Names
Australian Placenames of German Background
Germantown, Tasmania (east coast)
In the mid-1850s the colonial government in Tasmania was worried about the declining number of workers in the island colony. Two reasons for this decline were: convict transportation to Tasmania ended in 1853 and this meant that landowners no longer had access to cheap convict labour; and the gold rushes in Victoria and in New South Wales meant that many workers in Tasmania went to mainland Australia to try their luck at finding gold. The colonial authority in Tasmania set up an assisted passage scheme in order to recruit immigrants to the colony. Landowners contributed to the cost of the immigrants’ journey to Tasmania, and the immigrants had to commit to staying in Tasmania for a set period of time or to working for a minimum time period for a landowner who hired them.[1]
In May 1854, Ludwig Carl Wilhelm Kirchner, who had started working as an immigration agent for the colonial government of New South Wales in 1848, went to Germany to recruit immigrants for Tasmania. He produced a brochure praising Tasmania as a place to live and work. He recruited 665 German immigrants, who arrived on four ships in 1855.[2] 267 arrived at Hobart Town on the America on 23 July 1855.[3] The government then sent about 50 immigrants from the America to Tasmania’s east coast, to the area around Falmouth. Michael Steel was an Englishman who inherited the farm named Thompson Villa near Falmouth (Thompson Villa was later renamed Enstone Park), but Steel himself was not much good at farming.[4] He hired the Becker, Lohrey, Nicolai, Schmidt and Strochnetter families as tenant farmers.[5]
These families and the many other German immigrants, both assisted and unassisted, who left their homeland in the mid 1850’s, made a substantial contribution to the development of rural Tasmania, its east coast in particular.[6]
Tim McManus
Steel leased out some of his land to each family, and they had to do work for him whenever required. They were all farming families and brought those skills with them from Germany.[7]
Once the compulsory period of indenture work for Michael Steel finished, by the early 1860’s, Heinrich (Henry) Lohrey Snr., moved away from Thompson Villa and established himself and his family on the slopes of South Sister (a mountain above St Mary’s) at what was to become Germantown.[8] Later German immigrants, who arrived in the early 1870s as a result of the work of the immigration agent Friedrich Buck, settled at Germantown because other German settlers were already there and because land was available there.[9]
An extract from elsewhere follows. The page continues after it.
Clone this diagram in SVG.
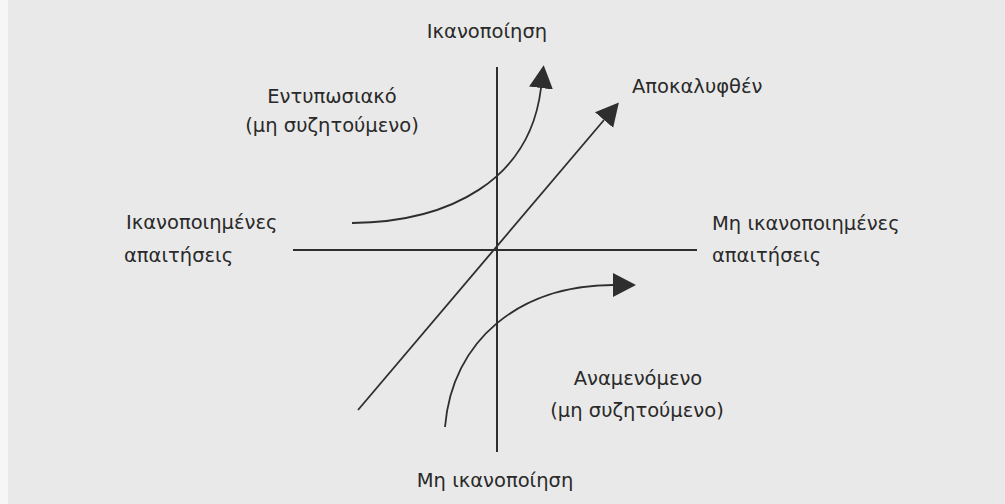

Sign at Germantown Road, Fingal Valley.
Dr Andrew Lohrey, a writer and former Speaker of the Tasmanian House of Assembly, and cabinet minister, is a descendant of Heinrich and Catherine Lohrey and grew up on the family farm at Germantown. He honoured his great, great grandparents by setting up a memorial plaque at the small Germantown cemetery in 1981.

The Lohrey memorial in the cemetery at Germantown.
The plaque reads:
A pioneering family.
In 1855 Henry and Catherine Lohrey & their five children arrived from Germany in the America. They settled & named this area Germantown. Their descendants farmed this land until 1978. Erected by Andrew Lohrey M.H.A. 1981.

The view from the Germantown cemetery across the valley beyond.
♦ Notes:
1. Watt (2020), p.4
2. Watt (2019), p.222
3. Watt (2020), p.4
4. THE EARLY DAYS OF FALMOUTH (1935, August 3). The Mercury (Hobart, Tas. : 1860 - 1954), p. 5. Retrieved May 24, 2022, from <http://nla.gov.au/nla.news-article30098993>
5. Watt (2020), p.4
6. McManus (1993), p.100
7. McManus (1993), p.101
8. McManus (1993), p.161
9. Watt (2019), p.229
♦ References:
McManus, Tim. (1993). "Thanks to providence": a history of Falmouth, Tasmania, and its people. Falmouth, Tas: T. McManus
Watt, Michael. (2019). The German and Scandinavian presence in Tasmania: A methology for ethnic studies based on integrating local and family histories. In Tasmanian Ancestry, Volume 39, Number 4, March 2019. Tasmanian Family History Society Inc.
Watt, Michael. (2020). German Settlers on Tasmania’s East Coast. In former TIMES, issue 15, December 2020. The Glamorgan Spring Bay Historical Society Inc.